Remember When This Crappy Hitter Became A Bat-Flipping God?

Do you remember Tom Lawless’s three-run homer in Game 4 of the 1987 World Series? If you’re a young-ish idiot like me, there’s a decent chance you have no memory of that game and have never even heard of Tom Lawless. Let’s change that.

Lawless played eight seasons in the majors, and was an objectively bad baseball player. He hit .207 in 531 career at-bats, and only managed to avoid posting a negative WAR three times in his career. He hit .080 in 25 regular-season at-bats for the Cardinals in 1987, and had two career homers to his name going into the World Series.

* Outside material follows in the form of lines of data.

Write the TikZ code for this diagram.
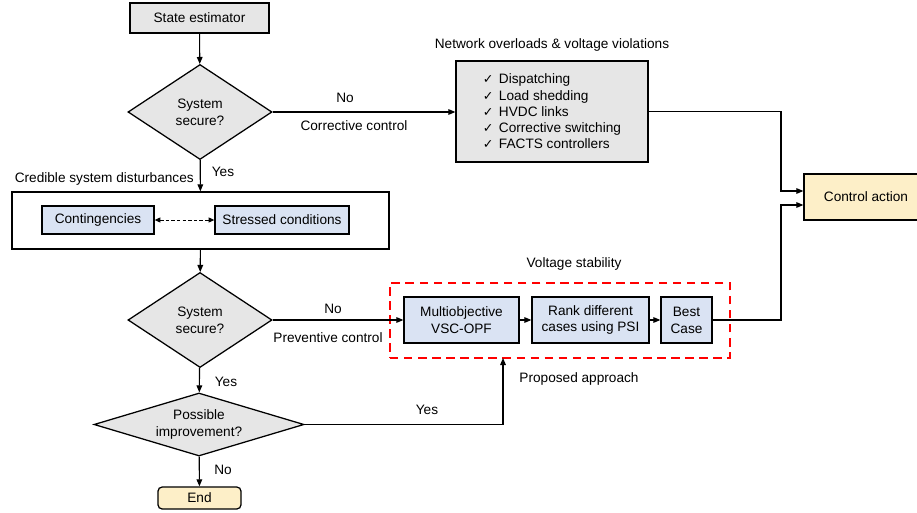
\documentclass[tikz,border=0pt]{standalone}
\usepackage{fontspec}
\setmainfont{Liberation Sans}
\newfontfamily\symbfont{DejaVu Sans}
\usetikzlibrary{shapes.geometric,arrows.meta}
\definecolor{boxgray}{HTML}{E6E6E6}
\definecolor{boxblue}{HTML}{DAE3F3}
\definecolor{boxyellow}{HTML}{FDEFC8}
\newcommand{\chk}{\makebox[0.4cm][l]{\symbfont\small ✓}}
\tikzset{
    every node/.style = {font=\fontsize{9.7}{12}\selectfont},
    arr/.style = {line width=0.8pt, -{Triangle[length=5pt,width=4pt]}},
    blk/.style = {draw, line width=0.9pt, inner sep=0pt, align=center},
    grayblk/.style = {blk, fill=boxgray},
    blueblk/.style = {blk, fill=boxblue, minimum height=0.7cm},
    decision/.style = {diamond, draw, line width=0.9pt, fill=boxgray, inner sep=0pt, align=center},
}
\begin{document}
\begin{tikzpicture}[x=0.025cm, y=-0.025cm]
    \useasboundingbox (0,0) rectangle (917,513);
    % main column
    \node[grayblk, minimum width=3.475cm, minimum height=0.75cm] (est) at (199.5,18) {State estimator};
    \node[decision, shape aspect=1.5, minimum width=3.6cm, minimum height=2.375cm] (sec1) at (200,112) {System\\secure?};
    \node[blk, minimum width=9.425cm, minimum height=1.425cm] (dist) at (200.5,220.5) {};
    \node[blueblk, minimum width=2.8cm] (cont) at (98,220) {Contingencies};
    \node[blueblk, minimum width=3.35cm] (stress) at (282,220) {Stressed conditions};
    \node[decision, shape aspect=1.5, minimum width=3.6cm, minimum height=2.375cm] (sec2) at (200,320) {System\\secure?};
    \node[decision, shape aspect=3.3, minimum width=5.25cm, minimum height=1.575cm] (imp) at (199,424.5) {Possible\\improvement?};
    \node[blk, fill=boxyellow, rounded corners=3pt, minimum width=2.075cm, minimum height=0.55cm] (endbox) at (199.5,498) {End};
    % corrective branch
    \node[grayblk, minimum width=4.8cm, minimum height=2.525cm, align=left, font=\fontsize{9.7}{11.6}\selectfont] (corr) at (552,111.5)
        {\chk Dispatching\\\chk Load shedding\\\chk HVDC links\\\chk Corrective switching\\\chk FACTS controllers};
    \node[blk, fill=boxyellow, minimum width=3.1cm, minimum height=1.15cm] (ctrl) at (866,197) {Control action};
    % preventive branch
    \node[draw=red, line width=1.4pt, dash pattern=on 6pt off 4pt, minimum width=8.5cm, minimum height=1.875cm] (prop) at (560,320.5) {};
    \node[blueblk, minimum width=2.875cm, minimum height=1.15cm] (vsopf) at (461.5,320) {Multiobjective\\VSC-OPF};
    \node[blueblk, minimum width=2.925cm, minimum height=1.15cm] (rank) at (590.5,320) {Rank different\\cases using PSI};
    \node[blueblk, minimum width=1.275cm, minimum height=1.15cm] (best) at (686.5,320) {Best\\Case};
    \coordinate (j1) at (781,191);
    \coordinate (j2) at (781,205);
    \coordinate (j3) at (503,358);
    % connectors
    \draw[arr] (est) -- (sec1);
    \draw[arr] (sec1.east) -- (sec1.east -| corr.west);
    \draw[arr] (corr.east) -| (j1) -- (j1 -| ctrl.west);
    \draw[arr] (sec1) -- (dist);
    \draw[line width=0.7pt, dash pattern=on 2.5pt off 1.5pt, {Triangle[length=4pt,width=3.5pt]}-{Triangle[length=4pt,width=3.5pt]}] (cont) -- (stress);
    \draw[arr] (dist) -- (sec2);
    \draw[arr] (sec2.east) -- (vsopf.west);
    \draw[arr] (vsopf) -- (rank);
    \draw[arr] (rank) -- (best);
    \draw[arr] (best.east) -| (j2) -- (j2 -| ctrl.west);
    \draw[arr] (sec2) -- (imp);
    \draw[arr] (imp.east) -| (j3);
    \draw[arr] (imp) -- (endbox);
    % labels
    \node at (345,98) {No};
    \node at (354,126) {Corrective control};
    \node at (552,45) {Network overloads \& voltage violations};
    \node at (223,172) {Yes};
    \node[anchor=east, inner sep=0pt] at (194,179) {Credible system disturbances};
    \node at (574,264) {Voltage stability};
    \node at (333,309) {No};
    \node at (328,338) {Preventive control};
    \node at (579,379) {Proposed approach};
    \node at (226,382) {Yes};
    \node at (427,410) {Yes};
    \node at (223,470) {No};
\end{tikzpicture}
\end{document}
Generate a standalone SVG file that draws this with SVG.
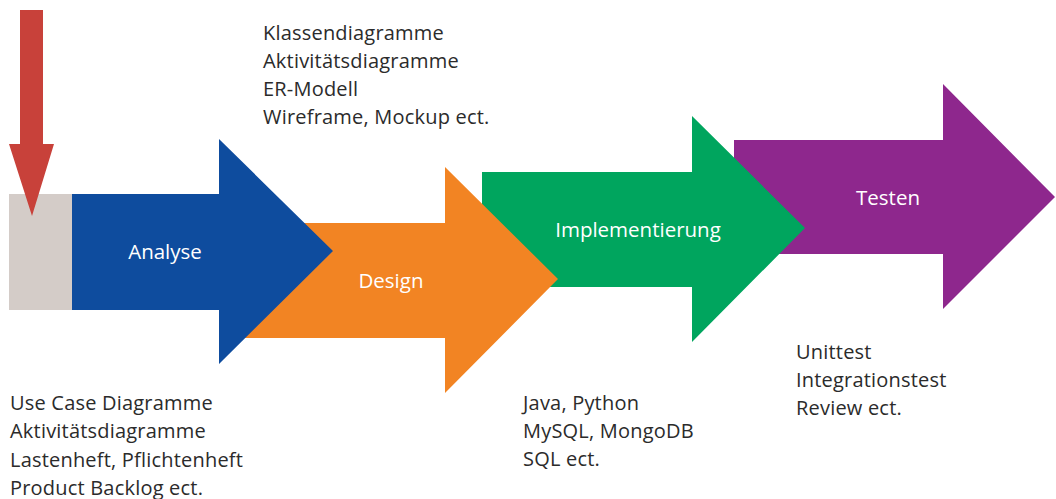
<svg xmlns="http://www.w3.org/2000/svg" width="1056" height="499" viewBox="0 0 1056 499">
<style>
.note{font-family:"Open Sans","Noto Sans","Liberation Sans",sans-serif;font-size:20px;letter-spacing:0.2px;fill:#2b2b2b}
.lbl{font-family:"Open Sans","Noto Sans","Liberation Sans",sans-serif;font-size:20.5px;fill:#ffffff;text-anchor:middle}
</style>
<rect width="1056" height="499" fill="#ffffff"/>
<g id="testen">
<polygon points="734,140 943,140 943,84 1055,197 943,309 943,254 734,254" fill="#8E278D"/>
<text class="lbl" x="888" y="205">Testen</text>
</g>
<g id="implementierung">
<polygon points="482,172 692,172 692,116 805,228 692,342 692,287 482,287" fill="#00A55E"/>
<text class="lbl" x="638" y="237">Implementierung</text>
</g>
<g id="design">
<polygon points="240,223 445,223 445,167 558,279 445,393 445,338 240,338" fill="#F28423"/>
<text class="lbl" x="391" y="288">Design</text>
</g>
<g id="analyse">
<polygon points="72,194 219,194 219,139 333,251 219,364 219,310 72,310" fill="#0E4C9E"/>
<text class="lbl" x="165" y="259">Analyse</text>
</g>
<g id="start">
<rect x="9" y="194" width="63" height="116" fill="#D4CCC8"/>
</g>
<g id="connectors">
<polygon points="20,10 43,10 43,144 54,144 32,216 9,144 20,144" fill="#C8413A"/>
</g>
<g id="notes">
<text class="note"><tspan x="263" y="40">Klassendiagramme</tspan><tspan x="263" y="68">Aktivitätsdiagramme</tspan><tspan x="263" y="96">ER-Modell</tspan><tspan x="263" y="124">Wireframe, Mockup ect.</tspan></text>
<text class="note"><tspan x="10" y="410">Use Case Diagramme</tspan><tspan x="10" y="438">Aktivitätsdiagramme</tspan><tspan x="10" y="467">Lastenheft, Pflichtenheft</tspan><tspan x="10" y="495">Product Backlog ect.</tspan></text>
<text class="note"><tspan x="523" y="410">Java, Python</tspan><tspan x="523" y="438">MySQL, MongoDB</tspan><tspan x="523" y="466">SQL ect.</tspan></text>
<text class="note"><tspan x="796" y="359">Unittest</tspan><tspan x="796" y="387">Integrationstest</tspan><tspan x="796" y="415">Review ect.</tspan></text>
</g>
</svg>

So what the hell was he doing in the lineup in Game 4? The Cardinals’ starting third baseman, switch-hitting Terry Pendleton, had pulled a muscle in his side that prevented him being able to swing the bat against left-handed pitchers. The Twins sent lefty Frank Viola to the mound to start Game 4, which apparently left Cardinals manager Whitey Herzog no choice but to start Lawless at third.

Lawless was hitting eighth, and struck out looking his first time at the plate in the bottom of the second inning. Then he came up in the bottom of the fourth, with two men on base, and did this:

Lawless followed his dinger with an absurdly long, slow walk, and then capped things off with one of the most emphatic bat-flips you’ll ever see. The Cards would go on to win the game 7-2, and Lawless later told reporters that he didn’t even remember flipping the bat. From the Los Angeles Times:

“I didn’t know it was gone until I saw the umpire wave. I remember thinking, ‘Holy cow.’ I don’t remember flipping the bat or anything else. Even now I don’t think it will sink in until tomorrow and the guys start kidding me about being out of the lineup again.”

Coming into that game, Lawless hadn’t hit a dinger since 1984. He’d go on to hit one more in 1988, and then wash out of baseball after the 1990 season. Tom Lawless wasn’t good at baseball, but he was a good baseball man.